I’ve seen the film once already (I think maybe on Netflix) and enjoyed it far more than I thought I would. Watching it a second time on this superb Blu-Ray release from Arrow, I enjoyed it even more. It’s just simple, non-demanding, slightly quirky, often funny entertainment which thankfully delivers the goods in less than 90 minutes – perfect late night Friday viewing.
The film is full of wooden delivery of wooden dialogue (as it should be of course) and littered with wacky death scenes which all have circus theme. Clowns are often seen as slightly sinister and here we even see McDonalds parodied for their consistent use of Ronald McDonald in a scene where an evil ‘Klown’ attempts to lure a young girl away from her Happy Meal. Priceless stuff!
The whole package from Arrow is as you would expect from an organisation who have seriously raised the bar with great transfers, superb reversible artwork and masses of extra features.
Picture quality is probably as good as it’s going to get although this low-budget affair isn’t going to be the greatest high-definition disc of all time or anything close. But it’s nice that it gets the respect it deserves.
I haven’t seen the final packaging for this set yet but I imagine it will be excellent – especially the limited edition steel-book which I imagine will sell like hot-cakes.
The special features include interviews, bloopers and a Chiodo Brothers commentary for the film that provides plenty of trivia to keep film fans happy. As always it’s nice that Arrow Video have taken the time to pull together so much material about the film, and release it in a steelbook, showing the love for the release that it fully deserves.
Special features include:
Audio Commentary with the Chiodo Brothers – all three thoroughly enjoy themselves throughout the movie and it makes for an entertaining and informative 85 minutes.
The Making of Killer Klowns – a 20-minute featurette looking at the film’s production, including an interview with the Chiodo Brothers alongside behind-the-scenes footage. This was originally filmed about ten years ago for a DVD release.
Visual Effects with Gene Warren Jr. – an interview with Charles Chiodo and visual effects supervisor Gene Warren Jr.
Kreating Klowns – an interview with Charles Chiodo and creature fabricator Dwight Roberts
Bringing Life to These Things – A Tour of Chiodo Bros. Productions filmed this year. It looks a great place to work with a vertable treasure-trove of props, puppets and masks that any self-respecting anorak would love to get their hands on.

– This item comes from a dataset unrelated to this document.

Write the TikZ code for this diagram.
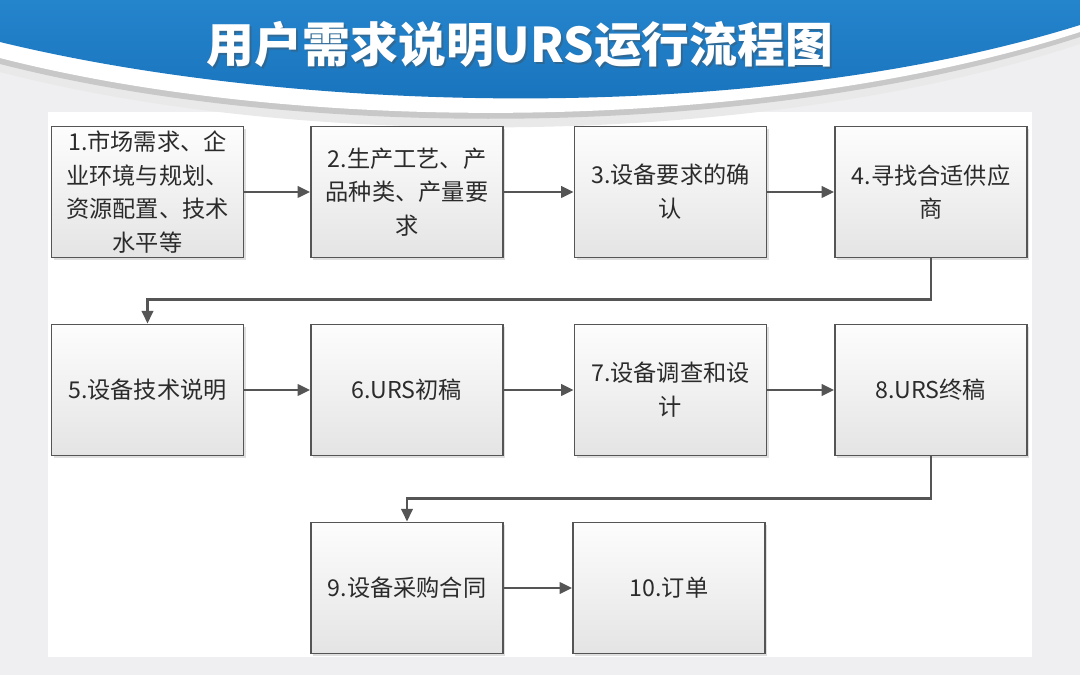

Chiodo Brothers’ Earliest Films – a look back at the Chiodo Brothers’ early homemade productions. A very impressive piece mixing stop-frame with live-action and even using some reconstrcutions of their own house in miniature to create the illusion of the monster breaking through the doorway. Utterly brilliant use of perspective to make the monster look huge when exposed with live action. Very clever young men who went on to become even cleverer older men.

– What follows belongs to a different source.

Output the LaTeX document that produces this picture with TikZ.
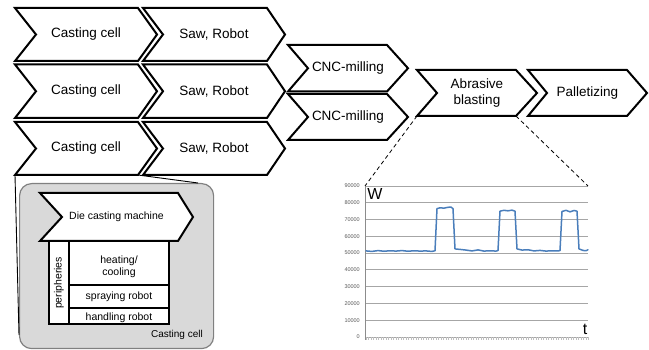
\documentclass[tikz,border=0pt]{standalone}
\usepackage{fontspec}
\setmainfont{Liberation Sans}
\usetikzlibrary{calc}
\definecolor{plotblue}{RGB}{74,126,187}
\tikzset{
  chevline/.style={draw=black, fill=white, line width=2pt, line join=miter},
  chevtext/.style={font=\fontsize{13.5}{16}\selectfont, align=center, inner sep=0pt},
  dietext/.style={font=\fontsize{10.5}{12}\selectfont, align=center, inner sep=0pt},
  smalltext/.style={font=\fontsize{10.5}{12}\selectfont, align=center, inner sep=0pt},
  perline/.style={draw=black, line width=2pt},
  cellbox/.style={draw=black!50, fill=black!15, line width=1.2pt, rounded corners=12pt},
  callout/.style={draw=black, line width=0.9pt},
  dashcallout/.style={draw=black, line width=0.8pt, dash pattern=on 4pt off 3pt},
  gridline/.style={draw=black!35, line width=0.9pt},
  axisline/.style={draw=black!45, line width=0.9pt},
  ticksty/.style={draw=black!25, line width=0.6pt},
  ylab/.style={font=\fontsize{5.5}{6}\selectfont, text=black!65, anchor=east, inner sep=0pt},
  axlab/.style={font=\fontsize{16}{18}\selectfont, inner sep=0pt},
  plotline/.style={draw=plotblue, line width=1.5pt, line join=round, line cap=round}
}
% name, left x, tip x, top y, bottom y, tip depth, notch depth, text style, text
\newcommand{\chev}[9]{%
  \draw[chevline] (#2,#4) coordinate (#1-tl) -- ({#3-#6},#4) coordinate (#1-tr)
    -- (#3,{(#4+#5)/2}) coordinate (#1-tip) -- ({#3-#6},#5) coordinate (#1-br)
    -- (#2,#5) coordinate (#1-bl) -- ({#2+#7},{(#4+#5)/2}) coordinate (#1-notch) -- cycle;
  \node[#8] (#1) at ({(#2+#3)/2},{(#4+#5)/2}) {#9};
}
\begin{document}
\begin{tikzpicture}[x=1pt,y=-1pt]
\useasboundingbox (0,0) rectangle (649,350);

% process chain
\chev{cc1}{15}{157}{8}{61}{19}{21}{chevtext}{Casting cell}
\chev{sr1}{143}{285}{8}{61}{18}{20}{chevtext}{Saw, Robot}
\chev{cc2}{15}{157}{64.5}{118}{19}{21}{chevtext}{Casting cell}
\chev{sr2}{143}{285}{64.5}{118}{18}{20}{chevtext}{Saw, Robot}
\chev{cc3}{15}{157}{122}{175}{19}{21}{chevtext}{Casting cell}
\chev{sr3}{143}{285}{122}{175}{18}{20}{chevtext}{Saw, Robot}
\chev{cnc1}{288}{408}{45}{91.5}{21}{20}{chevtext}{CNC-milling}
\chev{cnc2}{288}{408}{94}{140}{21}{20}{chevtext}{CNC-milling}
\chev{abr}{417}{537}{70}{116}{21}{20}{chevtext}{Abrasive\\blasting}
\chev{pal}{528}{647}{70}{116}{20}{19}{chevtext}{Palletizing}

% casting cell detail
\node[cellbox, minimum width=194pt, minimum height=165pt, anchor=north west] (cellbox) at (19,183) {};
\coordinate (boxL) at (19,335);
\coordinate (boxT) at (198,183);
\draw[callout] (cc3-bl) -- (boxL);
\draw[callout] (cc3-br) -- (boxT);

\chev{dcm}{40}{193}{193}{241}{15}{22}{dietext}{Die casting machine}
\draw[perline, fill=white] (49,241) rectangle (169,324);
\draw[perline] (69,241) -- (69,324);
\draw[perline] (69,285) -- (169,285);
\draw[perline] (69,308) -- (169,308);
\node[smalltext, rotate=90] (periph) at (59,283) {peripheries};
\node[smalltext] (heat) at (119,266.5) {heating/\\cooling};
\node[smalltext] (spray) at (119,297) {spraying robot};
\node[smalltext, anchor=base] (handl) at (119,321) {handling robot};
\node[font=\fontsize{10}{12}\selectfont, inner sep=0pt] (celllab) at (177,335) {Casting cell};

% chart
\coordinate (plotTL) at (365,186);
\coordinate (plotTR) at (588,186);
\foreach \k in {1,...,9} {
  \draw[gridline] (365,{337-16.78*\k}) -- (588,{337-16.78*\k});
}
\draw[gridline] (365,337) -- (588,337);
\foreach \i in {0,...,89} {
  \draw[ticksty] ({366+2.5*\i},337.5) -- ({366+2.5*\i},340.5);
}
\draw[axisline] (365,186) -- (365,340);
\foreach \k/\val in {0/0,1/10000,2/20000,3/30000,4/40000,5/50000,6/60000,7/70000,8/80000,9/90000} {
  \node[ylab] (yl\k) at (360,{337-16.78*\k}) {\val};
}
\draw[plotline] plot coordinates {
 (366,{337-1.678*51.3}) (372,{337-1.678*51.0}) (378,{337-1.678*51.5}) (384,{337-1.678*51.1})
 (390,{337-1.678*51.4}) (396,{337-1.678*51.2}) (402,{337-1.678*51.5}) (408,{337-1.678*51.1})
 (414,{337-1.678*51.4}) (420,{337-1.678*51.2}) (426,{337-1.678*51.3}) (432,{337-1.678*51.0})
 (435,{337-1.678*51.4}) (437,{337-1.678*76.5}) (440,{337-1.678*77.0}) (444,{337-1.678*76.8})
 (448,{337-1.678*77.3}) (451,{337-1.678*77.4}) (453,{337-1.678*76.5}) (455,{337-1.678*52.5})
 (460,{337-1.678*52.2}) (466,{337-1.678*51.8}) (472,{337-1.678*51.3}) (478,{337-1.678*51.9})
 (484,{337-1.678*51.2}) (490,{337-1.678*51.4}) (496,{337-1.678*51.2}) (498,{337-1.678*51.5})
 (500,{337-1.678*75.0}) (504,{337-1.678*75.5}) (508,{337-1.678*75.2}) (512,{337-1.678*75.6})
 (515,{337-1.678*75.0}) (517,{337-1.678*52.5}) (522,{337-1.678*51.8}) (528,{337-1.678*52.0})
 (534,{337-1.678*51.3}) (540,{337-1.678*51.6}) (546,{337-1.678*51.2}) (552,{337-1.678*51.4})
 (558,{337-1.678*51.3}) (560,{337-1.678*51.5}) (562,{337-1.678*74.8}) (566,{337-1.678*75.5})
 (570,{337-1.678*74.6}) (574,{337-1.678*75.4}) (577,{337-1.678*75.0}) (579,{337-1.678*52.5})
 (583,{337-1.678*51.6}) (586,{337-1.678*51.4}) (588,{337-1.678*52.0})
};
\node[axlab] (wlab) at (375,194) {W};
\node[axlab] (tlab) at (585,329) {t};

% zoom lines to chart
\draw[dashcallout] (abr-bl) -- (plotTL);
\draw[dashcallout] (abr-br) -- (plotTR);
\end{tikzpicture}
\end{document}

Tales of Tobacco: A brand new interview with star Grant Cramer
Debbie’s Big Night: A brand new interview with star Suzanne Snyder
Komposing Klowns – interview with composer John Massari
Deleted Scenes with Director’s Commentary
Original Theatrical Trailer
Collector’s booklet featuring new writing on the film by Starburst critic Joel Harley, illustrated with original archive stills and posters.
All in all, a really superb release which gets the Rolls-Royce treatment from Arrow. If trashy, funny b-movie films are your bag then this should be considered an absolutely essential purchase.